Other traditionally funded candidates for statewide office may not have the financial wherewithal Mills does, but the latest reports filed June 30 showed they’re in a position to far outspend their Clean Elections foes, thanks in large part to a recent U.S. Supreme Court decision to block matching funds this election cycle.

Clean Elections candidates who already have name identification, like Brewer, Secretary of State Ken Bennett or former Maricopa County Attorney Andrew Thomas, may not suffer as much for lack of matching funds, observers said.

But others, such as the Republican treasurer candidates who are running against the well-funded Doug Ducey in the primary, have a problem on their hands, said Democratic lobbyist Barry Dill.

“It would seem that most other down-ballot Clean Elections candidates don’t have name ID. And without money, it’s going to be hard to mount a credible campaign,” Dill said of those being outspent by traditionally funded candidates.

Ducey, the former CEO of Coldstone Creamery, has raised $373,000 so far in the race, while his Clean Elections’ opponent, Sen. Barbara Leff of Paradise Valley, will be capped at $91,645 in public funding.

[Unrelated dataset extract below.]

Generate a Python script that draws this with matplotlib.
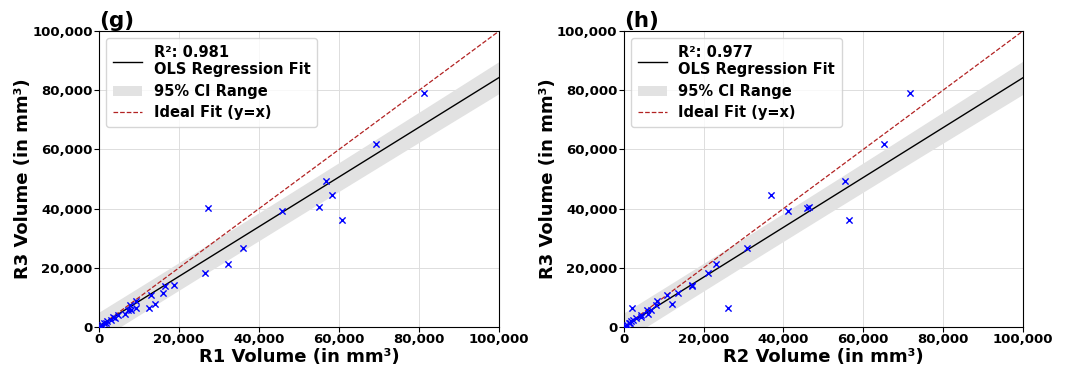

Ducey also is far outspending traditional candidate Sen. Thayer Verschoor of Gilbert, who has raised only $35,000. The other traditional candidate, Ted Carpenter, has yet to submit his financial report.

On the other side of the aisle, Democrat Andrei Cherny has already raised $502,000. Most of that money has gone unspent and will be used in the general election because he does not have a primary opponent.

Funding disparities also are evident in the attorney general races.

Republican Tom Horne has raised about $325,000 so far. He collected about $110,000 of that between January and May of this year.

Thomas, his primary opponent, can only spend $183,311 in Clean Elections money, in what is proving to be a vicious campaign.

Democrat Felecia Rotellini, who is also running for attorney general, has raised a total of about $290,000; approximately $173,000 of that was collected during the current reporting period.

Democrats Rep. David Lujan of Phoenix and Vince Rabago of Tucson are both running for attorney general with public financing and will also be capped at $183,311 in Clean Elections funding.

Even without matching funds, Lujan said he isn’t worried about the fundraising discrepancy with Rotellini, and said Clean Elections will give him an advantage in the general election if he wins the Democratic nomination.

“Everyone’s going to spend whatever cash they have on hand to win the primary. And then if I’m the nominee out of the primary, I get a new check from Clean Elections a couple days after the election to fund the general, whereas a traditionally funded candidate would have to raise a lot of money in a very short period of time,” Lujan said.

Of the five candidates for state superintendent of public instruction, only Democrat Penny Kotterman is running as a traditional candidate. She has raised $111,000. The Clean Elections candidates in the race will be capped at $92,000.

The U.S. Supreme Court’s June 8 decision to block the distribution of matching funds threw a number of high profile campaigns into disarray just weeks before candidates were to start receiving Clean Elections money.

The most high-profile race to be impacted by the decision was the governor’s race, where the Clean Elections opponents are going up against free-spending Mills.

Camilla Strongin, Mills’ campaign manager, said Mills has relied primarily on his own personal wealth – his June 30 campaign finance report shows he only raised $83,000 from individual donors – and has instead focused far more on voter outreach.

Brewer’s dominant poll numbers are due to the boost she got after signing S1070, Strongin said, and Mills has plenty of time to make up the difference.

“We are certainly cognizant of … the perception that 1070 has had with the electorate. But it’s early. We’ve got a lot of time before early voting starts and before Aug. 24,” Strongin said.

Mills’ campaign finance report shows he paid nearly $2.2 million to the Symington Group, a consulting firm of which Strongin is a partner. Strongin said the majority of the money was spent on television ads and mail pieces.